Research suggests that to improve health and life expectancy, it is more important to think about what we are not eating than what we are, and focusing on ensuring that children are offered food that includes plenty of fibre, fruit and vegetables, nuts and seeds and whole grains is more important than cutting out certain food groups entirely.
4. Don’t let your children use food as a way of managing their environment
Parents worry their children aren’t eating enough or may be anxious about how their child may behave if they are perceived to have not eaten enough. Children very quickly learn whether their parents really care about whether they have eaten or not, and so may try to use food as a bargaining chip.
They may try emotional blackmail: “If you don’t let me have ice cream now, I will be really sad, and it means you don’t love me.” Or maybe they’ll cry or stamp their feet. This behaviour can quickly escalate, and if the parent gives in, the child learns that this particular behaviour works and will repeat it next time. But it is possible to take the power out of the behaviour, and out of food, by saying, “Eating is for you, for your body, to give you energy, and this is what is on offer today. If you’re not hungry, you don’t have to eat it. If you really don’t like it, there’s fruit and yoghurt.”
5. Understand that picky eating is normal
It is developmentally normal for children to go through a very picky-eating phase and restrict their eating. Studies estimate that between 8 and 54 per cent of children are identified as picky eaters during their preschool years. The theory around this is that it is important for children to learn what is and isn’t safe to eat, and so, for example, some 2-year-olds may prefer to eat food off their parents’ plate, as they know it’s safe.
This is the age when it would be easy to start only giving them their safe foods, but you need to make sure that it isn’t you who is restricting their food. A good approach is to offer something that you know they are comfortable with, and a new food with no expectation or pressure to eat it. Research shows that children need to have around 15 positive experiences with a food before they accept it into the range of food they will eat.
Of course, there are certain foods that people can have a sensitivity to, like cow’s milk or raw tomatoes, so they might choose not to have it. But what’s been lost in our attempts to give children more autonomy is an understanding that children are not small adults.

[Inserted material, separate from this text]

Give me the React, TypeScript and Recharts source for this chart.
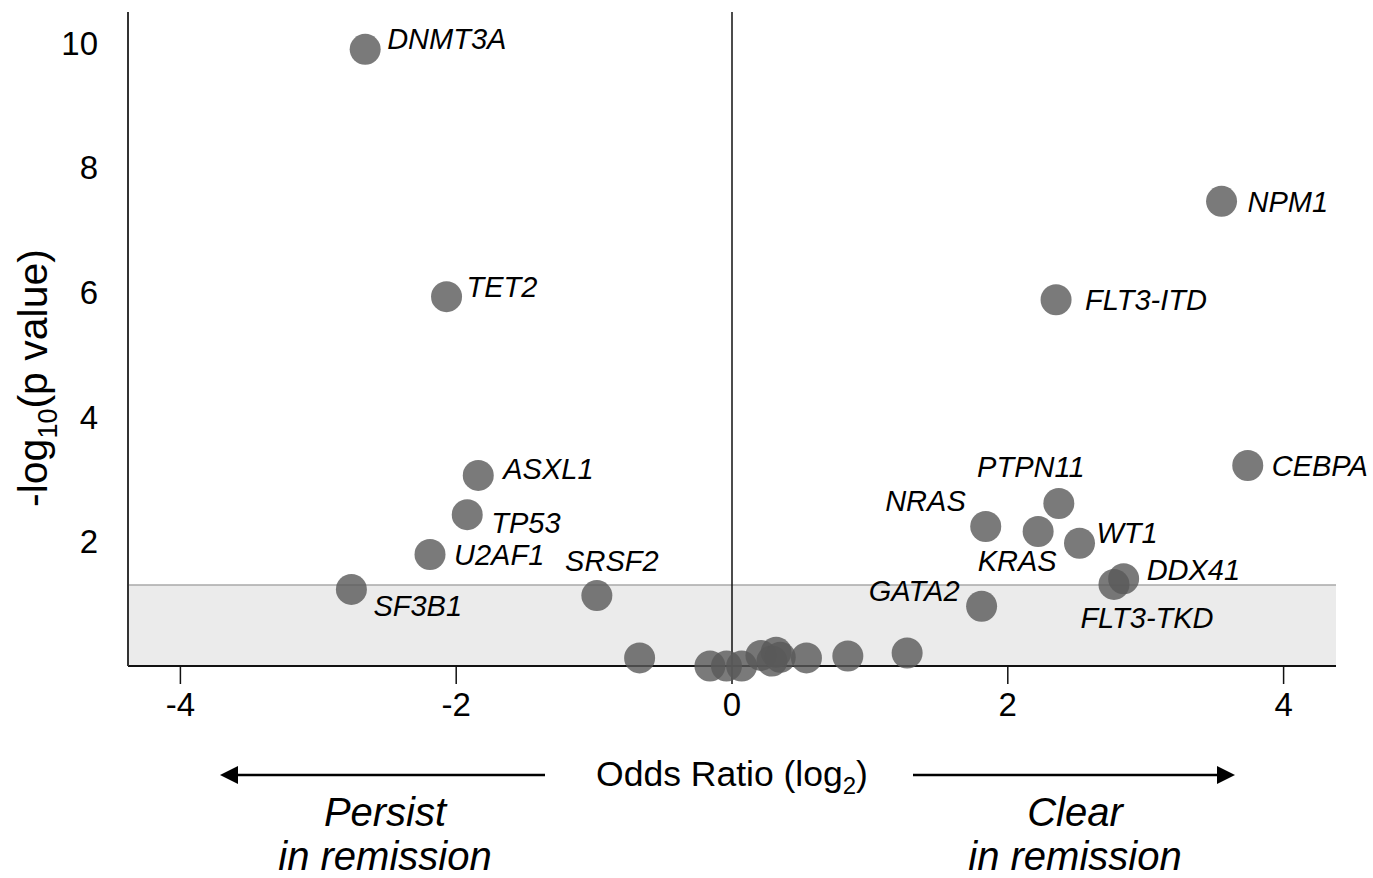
import React from 'react';
import { ScatterChart, Scatter, XAxis, YAxis, ReferenceArea, ReferenceLine } from 'recharts';

// ---- data ----
const genes = ['DNMT3A', 'TET2', 'ASXL1', 'TP53', 'U2AF1', 'SF3B1', 'SRSF2', 'NPM1', 'FLT3-ITD', 'CEBPA', 'PTPN11', 'NRAS', 'KRAS', 'WT1', 'DDX41', 'FLT3-TKD', 'GATA2'];
const oddsRatioLog2 = [-2.66, -2.07, -1.84, -1.92, -2.19, -2.76, -0.98, 3.55, 2.35, 3.74, 2.37, 1.84, 2.22, 2.52, 2.84, 2.77, 1.81];
const negLog10P = [9.9, 5.93, 3.06, 2.43, 1.79, 1.23, 1.13, 7.46, 5.88, 3.22, 2.61, 2.24, 2.16, 1.97, 1.4, 1.31, 0.96];

const otherOddsRatioLog2 = [-0.67, -0.16, -0.04, 0.07, 0.21, 0.32, 0.29, 0.35, 0.54, 0.84, 1.27];
const otherNegLog10P = [0.13, 0.0, 0.0, 0.0, 0.17, 0.22, 0.08, 0.14, 0.13, 0.16, 0.21];

const xTicks = [-4, -2, 0, 2, 4];
const yTicks = [2, 4, 6, 8, 10];
const significanceLevel = 1.301;

// label placement (style, not data)
const labelPlacement: Record<string, { dx: number; dy: number; anchor: 'start' | 'middle' | 'end' }> = {
  DNMT3A: { dx: 22, dy: -11, anchor: 'start' },
  TET2: { dx: 20, dy: -10, anchor: 'start' },
  ASXL1: { dx: 25, dy: -7, anchor: 'start' },
  TP53: { dx: 24, dy: 8, anchor: 'start' },
  U2AF1: { dx: 24, dy: 0, anchor: 'start' },
  SF3B1: { dx: 22, dy: 16, anchor: 'start' },
  SRSF2: { dx: 15, dy: -35, anchor: 'middle' },
  NPM1: { dx: 26, dy: 0, anchor: 'start' },
  'FLT3-ITD': { dx: 29, dy: 0, anchor: 'start' },
  CEBPA: { dx: 24, dy: 0, anchor: 'start' },
  PTPN11: { dx: -28, dy: -37, anchor: 'middle' },
  NRAS: { dx: -20, dy: -26, anchor: 'end' },
  KRAS: { dx: -21, dy: 29, anchor: 'middle' },
  WT1: { dx: 17, dy: -11, anchor: 'start' },
  DDX41: { dx: 23, dy: -9, anchor: 'start' },
  'FLT3-TKD': { dx: 33, dy: 33, anchor: 'middle' },
  GATA2: { dx: -22, dy: -16, anchor: 'end' },
};

const labeledPoints = genes.map((g, i) => ({ gene: g, x: oddsRatioLog2[i], y: negLog10P[i] }));
const otherPoints = otherOddsRatioLog2.map((x, i) => ({ gene: '', x, y: otherNegLog10P[i] }));
const allPoints = [...labeledPoints, ...otherPoints];

const FONT = '"Liberation Sans", Arial, Helvetica, sans-serif';

const Dot = (props: any) => {
  const { cx, cy } = props;
  if (cx == null || cy == null) return null;
  return <circle cx={cx} cy={cy} r={15.5} fill="#595959" fillOpacity={0.8} />;
};

const GeneLabel = (props: any) => {
  const { cx, cy, payload } = props;
  if (cx == null || cy == null || !payload || !payload.gene) return null;
  const p = labelPlacement[payload.gene] || { dx: 22, dy: 0, anchor: 'start' };
  return (
    <text
      x={cx + p.dx}
      y={cy + p.dy}
      dy="0.36em"
      textAnchor={p.anchor}
      fontFamily={FONT}
      fontStyle="italic"
      fontSize={29}
      fill="#000"
    >
      {payload.gene}
    </text>
  );
};

export default function App() {
  return (
    <div style={{ position: 'absolute', left: 0, top: 0, width: 1373, height: 878, background: '#fff', overflow: 'hidden' }}>
      <ScatterChart
        width={1373}
        height={878}
        margin={{ top: 12, right: 37, bottom: 152, left: 28 }}
        style={{ fontFamily: FONT, overflow: 'visible' }}
      >
        <ReferenceArea
          x1={-4.38}
          x2={4.38}
          y1={0}
          y2={significanceLevel}
          fill="#ebebeb"
          fillOpacity={1}
          stroke="none"
        />
        <ReferenceLine y={significanceLevel} stroke="#a8a8a8" strokeWidth={1.5} />
        <ReferenceLine x={0} stroke="#111" strokeWidth={1.5} />
        <XAxis
          type="number"
          dataKey="x"
          domain={[-4.38, 4.38]}
          ticks={xTicks}
          height={60}
          axisLine={{ stroke: '#111', strokeWidth: 2 }}
          tickLine={{ stroke: '#111', strokeWidth: 1.5 }}
          tickSize={18}
          tickMargin={9}
          tick={{ fill: '#000', fontSize: 33, fontFamily: FONT }}
          tickFormatter={(v: number) => (v < 0 ? `-${Math.abs(v)}` : `${v}`)}
        />
        <YAxis
          type="number"
          dataKey="y"
          domain={[0, 10.5]}
          ticks={yTicks}
          width={100}
          axisLine={{ stroke: '#333', strokeWidth: 2 }}
          tickLine={false}
          tickSize={0}
          tickMargin={30}
          tick={{ fill: '#000', fontSize: 33, fontFamily: FONT }}
        />
        <Scatter data={allPoints} shape={<Dot />} isAnimationActive={false} />
        <Scatter data={labeledPoints} shape={<GeneLabel />} isAnimationActive={false} />
      </ScatterChart>

      <svg
        width={1373}
        height={878}
        style={{ position: 'absolute', left: 0, top: 0, pointerEvents: 'none' }}
      >
        {/* y axis title */}
        <text
          transform="translate(47, 378) rotate(-90)"
          textAnchor="middle"
          fontFamily={FONT}
          fontSize={41}
          fill="#000"
        >
          -log
          <tspan fontSize={27} dy={10}>10</tspan>
          <tspan dy={-10}>(p value)</tspan>
        </text>

        {/* x axis title */}
        <text x={732} y={786} textAnchor="middle" fontFamily={FONT} fontSize={35.5} fill="#000">
          Odds Ratio (log
          <tspan fontSize={24} dy={8}>2</tspan>
          <tspan dy={-8}>)</tspan>
        </text>

        {/* arrows */}
        <line x1={234} y1={775} x2={545} y2={775} stroke="#000" strokeWidth={2.5} />
        <polygon points="220,775 238,766 238,784" fill="#000" />
        <line x1={913} y1={775} x2={1221} y2={775} stroke="#000" strokeWidth={2.5} />
        <polygon points="1235,775 1217,766 1217,784" fill="#000" />

        {/* direction captions */}
        <text x={385} y={826} textAnchor="middle" fontFamily={FONT} fontStyle="italic" fontSize={40} fill="#000">Persist</text>
        <text x={385} y={870} textAnchor="middle" fontFamily={FONT} fontStyle="italic" fontSize={40} fill="#000">in remission</text>
        <text x={1075} y={826} textAnchor="middle" fontFamily={FONT} fontStyle="italic" fontSize={40} fill="#000">Clear</text>
        <text x={1075} y={870} textAnchor="middle" fontFamily={FONT} fontStyle="italic" fontSize={40} fill="#000">in remission</text>
      </svg>
    </div>
  );
}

They are developing and learning to live in our society. So they also need to learn to eat things they don’t love because that’s necessary for health, for environmental sustainability, functioning in society and expanding their range of experiences in life. Just keep offering varied foods and understand that a child doesn’t have to love a food to be able to tolerate it and eat it.
6. Think about what behaviour you’re modelling – consciously or unconsciously
Children take their cues about what they think about the world, their attitudes and beliefs, from parents. So do consider carefully what you’re modelling around food. If you look at your tummy and say (or even think) that “this is disgusting”, talk about losing weight or make derogatory comments about people being overweight – children will take all this in. There is evidence that children’s views align with parental unconscious bias rather than with parents’ articulated views. So one of the most important things you can do to support your children developing a positive relationship with food – and their bodies – is to model it yourself.
As told to Helen Thomson
If your child’s diet has become extremely restrictive, or if they are not growing or gaining weight appropriately, please consult your general practitioner.